Predicated on Recoing's ingratiating smile and inscrutable mien,
the movie explores how work and identity have collapsed into one
another. Halfway through, Vincent reveals that he had, in fact,
courted his firing. He confesses to Jean-Michel that the only
thing he liked about the job was driving to it; he liked it so
much that some days he just kept driving. It's a stunning
revelation, and recasts all that preceded it. What seemed
pathetic now takes on the edge of rebellion -- the man who
wasn't there, it turns out, didn't want to be there at all.
It's easy enough to blame corporate culture for the woes of the
world, but Cantet refuses such strident moralizing. Its hushed
surface belying an indignant core, Time Out subtly
depicts the everyday intercourse of business as a fatuous
charade. In their insulated, gleaming boardrooms, businessmen
are the exemplars of empty "globalization," juiced by talk of
open markets and investment returns. Their discussions of Third
World business ventures smack of Western arrogance and willful
ignorance of real world complexities. It's the kind of hollow
discourse that allows a scam like Vincent's to work: meaningless
communication generates meaningless transactions.

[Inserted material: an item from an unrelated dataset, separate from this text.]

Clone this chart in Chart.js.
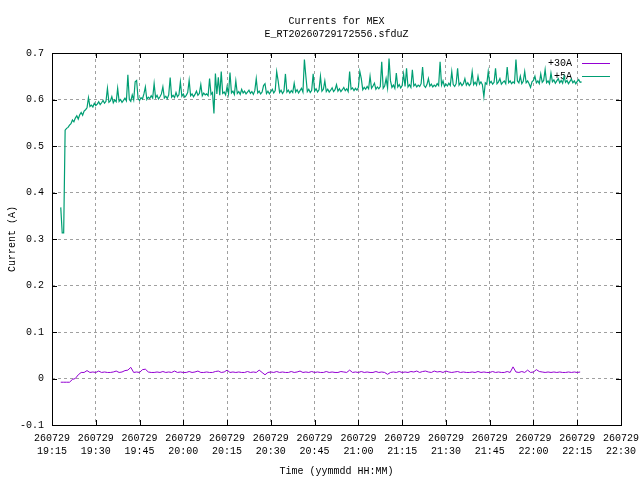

This pessimistic worldview casts a pall over the movie. The
liquid sadness of Vincent's eyes portends the inevitable
collapse of his scheme. Driving down the drab highways of
eastern France in winter, at once liberated by and trapped in
his car, Vincent is literally a man adrift. Cantet frequently
shows the dimly lit road from Vincent's point of view,
underscoring our sense of a man feeling his way through the
dark. The movie's penultimate scene elaborates on this visual
motif, as a distraught Vincent swerves into a field and walks
out of his car, into the darkness, where the headlights can't
catch him.
Chafing at the demands imposed on the breadwinner, Vincent
fabricates a carefree lifestyle that doesn't surrender the perks
of his bourgeois background or his position as the benevolent
paterfamilias. Early in the movie, there's a touching scene
between Vincent and his wife, Muriel (Karin Viard), where she
complains about the rut she's in. Vincent sympathizes with her
completely, and tells her that his new job will allow her to
quit hers so she can pursue her long-sought degree. The impulse
behind Vincent's offer is oddly sweet and utopian -- the fact
that there is no new job doesn't stop him from offering her a
glimpse of liberation.
As in Cantet's debut feature, Human Resources (2000), the
dynamics of a father-son relationship form a significant subtext
in Time Out. Vincent lives forever in the shadow of his
father. This insecurity is apparent in Vincent's relations with
his eldest son, whom he spoils with generous handouts. An
impromptu gift of 500 francs to his son brings to mind a check
that his father has previously written for him. When Vincent
buys an SUV, one gets the sense that he does it as much for his
son's approbation as for his own enjoyment. (The son promptly
shoots down the purchase as less extravagant than that made
recently by a friend's father.)
A keen sense of inadequacy -- as a man, father, and son --
underlies Vincent's quiet, momentous insurrection against the
working world. It's not for nothing that early images of Vincent
feature random kids running around in the frame -- they're
subliminal emblems of the freedom he desires. His own
childishness becomes clear when his story finally catches up
with him, at home, in front of his family. Trying to avoid a
talking-to from his father, he climbs out of a bedroom window, a
poignant evocation of his regression.
But Time Out doesn't end with Vincent's escape. In a
shattering coda, we see a "rehabilitated" Vincent getting back
on the horse for another go. He oozes confidence and eagerness
for a new job, in an interview arranged for him by his father.
Vincent tells his prospective employer, "I'm not afraid," but
his faltering smile barely masks the falsity and the familiarity
of the sentiment: it's the forced enthusiasm for a job one
doesn't want. Time Out may start with a lie, but it ends
with a bigger one. The tragedy, Cantet suggests, is that it's a
lie we all, sooner or later, will have to make.